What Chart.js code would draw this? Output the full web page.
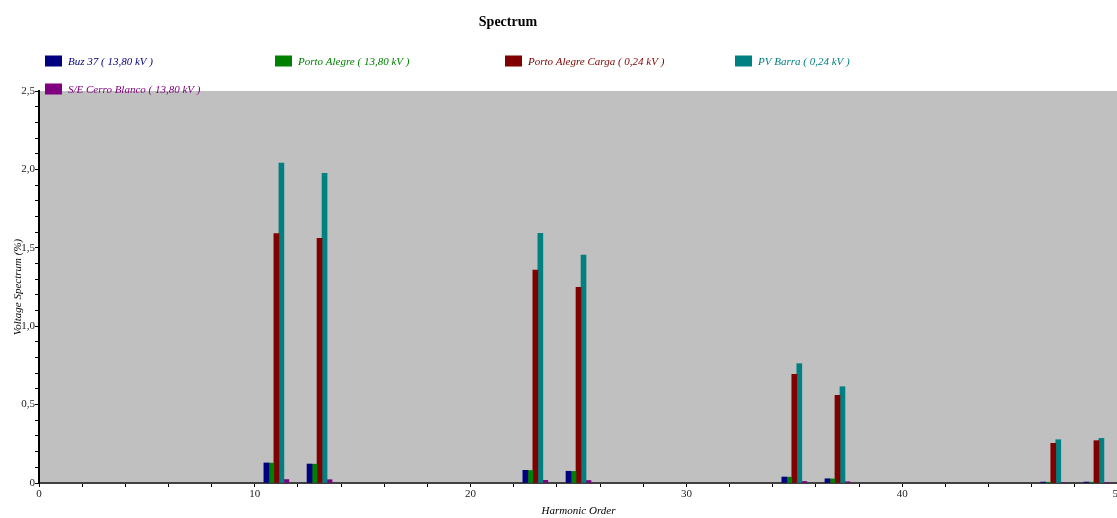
<!DOCTYPE html>
<html>
<head>
<meta charset="utf-8">
<script src="https://cdn.jsdelivr.net/npm/chart.js@4.4.1/dist/chart.umd.min.js"></script>
<style>
  html, body { margin: 0; padding: 0; background: #fff; overflow: hidden; }
  #wrap { position: relative; width: 1127px; height: 518px; }
</style>
</head>
<body>
<div id="wrap"><canvas id="chart"></canvas></div>
<script>
// --- DATA ---
const harmonics = [11, 13, 23, 25, 35, 37, 47, 49];

const bus37      = [0.128, 0.121, 0.081, 0.075, 0.038, 0.027, 0.006, 0.006];
const portoAleg  = [0.127, 0.120, 0.080, 0.074, 0.037, 0.026, 0.005, 0.005];
const portoCarga = [1.590, 1.560, 1.358, 1.248, 0.693, 0.559, 0.253, 0.270];
const pvBarra    = [2.040, 1.975, 1.592, 1.454, 0.761, 0.614, 0.276, 0.285];
const cerroBlanco = [0.022, 0.021, 0.017, 0.016, 0.010, 0.008, 0.003, 0.003];

const seriesNames = [
  'Buz 37 ( 13,80 kV )',
  'Porto Alegre ( 13,80 kV )',
  'Porto Alegre Carga ( 0,24 kV )',
  'PV Barra ( 0,24 kV )',
  'S/E Cerro Blanco ( 13,80 kV )'
];
const seriesColors = ['#000080', '#008000', '#800000', '#008080', '#800080'];
const seriesValues = [bus37, portoAleg, portoCarga, pvBarra, cerroBlanco];

const chartTitle = 'Spectrum';
const xTitle = 'Harmonic Order';
const yTitle = 'Voltage Spectrum (%)';

// --- CHART ---
const serif = "'Liberation Serif', 'DejaVu Serif', serif";

const datasets = seriesValues.map((vals, i) => ({
  label: seriesNames[i],
  data: harmonics.map((h, j) => ({ x: h, y: vals[j] })),
  backgroundColor: seriesColors[i],
  borderWidth: 0,
  barThickness: 5
}));

// grey plot area
const plotBg = {
  id: 'plotBg',
  beforeDraw(chart) {
    const a = chart.chartArea, c = chart.ctx;
    c.save();
    c.fillStyle = '#c0c0c0';
    c.fillRect(a.left, a.top, a.right - a.left, a.bottom - a.top);
    c.restore();
  }
};

// title + fixed-column legend
const header = {
  id: 'header',
  afterDraw(chart) {
    const c = chart.ctx;
    c.save();
    c.textBaseline = 'middle';
    c.textAlign = 'center';
    c.fillStyle = '#000';
    c.font = 'bold 14px ' + serif;
    c.fillText(chartTitle, 508, 22);

    c.textAlign = 'left';
    c.font = 'italic 11px ' + serif;
    const cols = [45, 275, 505, 735];
    seriesNames.forEach((name, i) => {
      const x = cols[i % 4];
      const y = i < 4 ? 61 : 89;
      c.fillStyle = seriesColors[i];
      c.fillRect(x, y - 5.5, 17, 11);
      c.fillText(name, x + 23, y + 1);
    });
    c.restore();
  }
};

const chart = new Chart(document.getElementById('chart'), {
  type: 'bar',
  data: { datasets },
  options: {
    responsive: true,
    maintainAspectRatio: false,
    animation: false,
    layout: { padding: { top: 91, right: 9, left: 0, bottom: 0 } },
    plugins: {
      legend: { display: false },
      title: { display: false },
      tooltip: { enabled: false }
    },
    scales: {
      x: {
        type: 'linear',
        min: 0, max: 50,
        offset: false,
        grid: { offset: false, drawOnChartArea: false, color: '#000', tickLength: 4 },
        border: { color: '#404040', width: 2 },
        ticks: {
          stepSize: 2, autoSkip: false, maxRotation: 0, padding: 1,
          color: '#222', font: { family: serif, size: 11 },
          callback: v => (v % 10 === 0 ? String(v) : '')
        },
        title: { display: true, text: xTitle, color: '#000', padding: { top: -2, bottom: 0 },
                 font: { family: serif, size: 11, style: 'italic' } },
        afterFit(s) { s.height = 35; s.paddingLeft = 0; s.paddingRight = 0; }
      },
      y: {
        min: 0, max: 2.5,
        grid: { drawOnChartArea: false, color: '#000', tickLength: 4 },
        border: { color: '#000', width: 2 },
        ticks: {
          stepSize: 0.1, autoSkip: false, padding: 0,
          color: '#222', font: { family: serif, size: 11 },
          callback: v => {
            const t = Math.round(v * 10);
            if (t % 5 !== 0) return '';
            return t === 0 ? '0' : (t / 10).toFixed(1).replace('.', ',');
          }
        },
        title: { display: true, text: yTitle, color: '#000', padding: { top: 12, bottom: 0 },
                 font: { family: serif, size: 11, style: 'italic' } },
        afterFit(s) { s.width = 39; }
      }
    }
  },
  plugins: [plotBg, header]
});
</script>
</body>
</html>
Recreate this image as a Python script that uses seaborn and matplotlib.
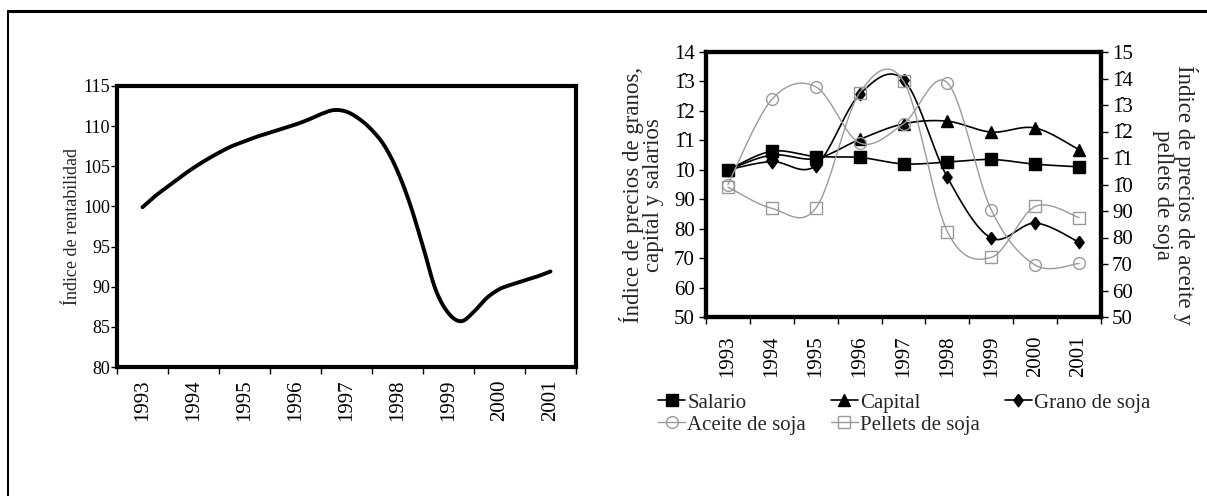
-=-=-=-=-
__YOUR TASK__.
From the data above, write out everything exactly except the pictures.

__TASK SOLUTION__.
What Chart.js code would draw this? Output the full web page.
<!DOCTYPE html>
<html>
<head>
<meta charset="utf-8">
<script src="https://cdn.jsdelivr.net/npm/chart.js@4.4.1/dist/chart.umd.min.js"></script>
<style>
  html, body { margin: 0; padding: 0; background: #fff; overflow: hidden; }
  #wrap { position: relative; width: 1127px; height: 518px; }
</style>
</head>
<body>
<div id="wrap"><canvas id="chart"></canvas></div>
<script>
// --- DATA ---
const harmonics = [11, 13, 23, 25, 35, 37, 47, 49];

const bus37      = [0.128, 0.121, 0.081, 0.075, 0.038, 0.027, 0.006, 0.006];
const portoAleg  = [0.127, 0.120, 0.080, 0.074, 0.037, 0.026, 0.005, 0.005];
const portoCarga = [1.590, 1.560, 1.358, 1.248, 0.693, 0.559, 0.253, 0.270];
const pvBarra    = [2.040, 1.975, 1.592, 1.454, 0.761, 0.614, 0.276, 0.285];
const cerroBlanco = [0.022, 0.021, 0.017, 0.016, 0.010, 0.008, 0.003, 0.003];

const seriesNames = [
  'Buz 37 ( 13,80 kV )',
  'Porto Alegre ( 13,80 kV )',
  'Porto Alegre Carga ( 0,24 kV )',
  'PV Barra ( 0,24 kV )',
  'S/E Cerro Blanco ( 13,80 kV )'
];
const seriesColors = ['#000080', '#008000', '#800000', '#008080', '#800080'];
const seriesValues = [bus37, portoAleg, portoCarga, pvBarra, cerroBlanco];

const chartTitle = 'Spectrum';
const xTitle = 'Harmonic Order';
const yTitle = 'Voltage Spectrum (%)';

// --- CHART ---
const serif = "'Liberation Serif', 'DejaVu Serif', serif";

const datasets = seriesValues.map((vals, i) => ({
  label: seriesNames[i],
  data: harmonics.map((h, j) => ({ x: h, y: vals[j] })),
  backgroundColor: seriesColors[i],
  borderWidth: 0,
  barThickness: 5
}));

// grey plot area
const plotBg = {
  id: 'plotBg',
  beforeDraw(chart) {
    const a = chart.chartArea, c = chart.ctx;
    c.save();
    c.fillStyle = '#c0c0c0';
    c.fillRect(a.left, a.top, a.right - a.left, a.bottom - a.top);
    c.restore();
  }
};

// title + fixed-column legend
const header = {
  id: 'header',
  afterDraw(chart) {
    const c = chart.ctx;
    c.save();
    c.textBaseline = 'middle';
    c.textAlign = 'center';
    c.fillStyle = '#000';
    c.font = 'bold 14px ' + serif;
    c.fillText(chartTitle, 508, 22);

    c.textAlign = 'left';
    c.font = 'italic 11px ' + serif;
    const cols = [45, 275, 505, 735];
    seriesNames.forEach((name, i) => {
      const x = cols[i % 4];
      const y = i < 4 ? 61 : 89;
      c.fillStyle = seriesColors[i];
      c.fillRect(x, y - 5.5, 17, 11);
      c.fillText(name, x + 23, y + 1);
    });
    c.restore();
  }
};

const chart = new Chart(document.getElementById('chart'), {
  type: 'bar',
  data: { datasets },
  options: {
    responsive: true,
    maintainAspectRatio: false,
    animation: false,
    layout: { padding: { top: 91, right: 9, left: 0, bottom: 0 } },
    plugins: {
      legend: { display: false },
      title: { display: false },
      tooltip: { enabled: false }
    },
    scales: {
      x: {
        type: 'linear',
        min: 0, max: 50,
        offset: false,
        grid: { offset: false, drawOnChartArea: false, color: '#000', tickLength: 4 },
        border: { color: '#404040', width: 2 },
        ticks: {
          stepSize: 2, autoSkip: false, maxRotation: 0, padding: 1,
          color: '#222', font: { family: serif, size: 11 },
          callback: v => (v % 10 === 0 ? String(v) : '')
        },
        title: { display: true, text: xTitle, color: '#000', padding: { top: -2, bottom: 0 },
                 font: { family: serif, size: 11, style: 'italic' } },
        afterFit(s) { s.height = 35; s.paddingLeft = 0; s.paddingRight = 0; }
      },
      y: {
        min: 0, max: 2.5,
        grid: { drawOnChartArea: false, color: '#000', tickLength: 4 },
        border: { color: '#000', width: 2 },
        ticks: {
          stepSize: 0.1, autoSkip: false, padding: 0,
          color: '#222', font: { family: serif, size: 11 },
          callback: v => {
            const t = Math.round(v * 10);
            if (t % 5 !== 0) return '';
            return t === 0 ? '0' : (t / 10).toFixed(1).replace('.', ',');
          }
        },
        title: { display: true, text: yTitle, color: '#000', padding: { top: 12, bottom: 0 },
                 font: { family: serif, size: 11, style: 'italic' } },
        afterFit(s) { s.width = 39; }
      }
    }
  },
  plugins: [plotBg, header]
});
</script>
</body>
</html>
Recreate this image as a Python script that uses seaborn and matplotlib.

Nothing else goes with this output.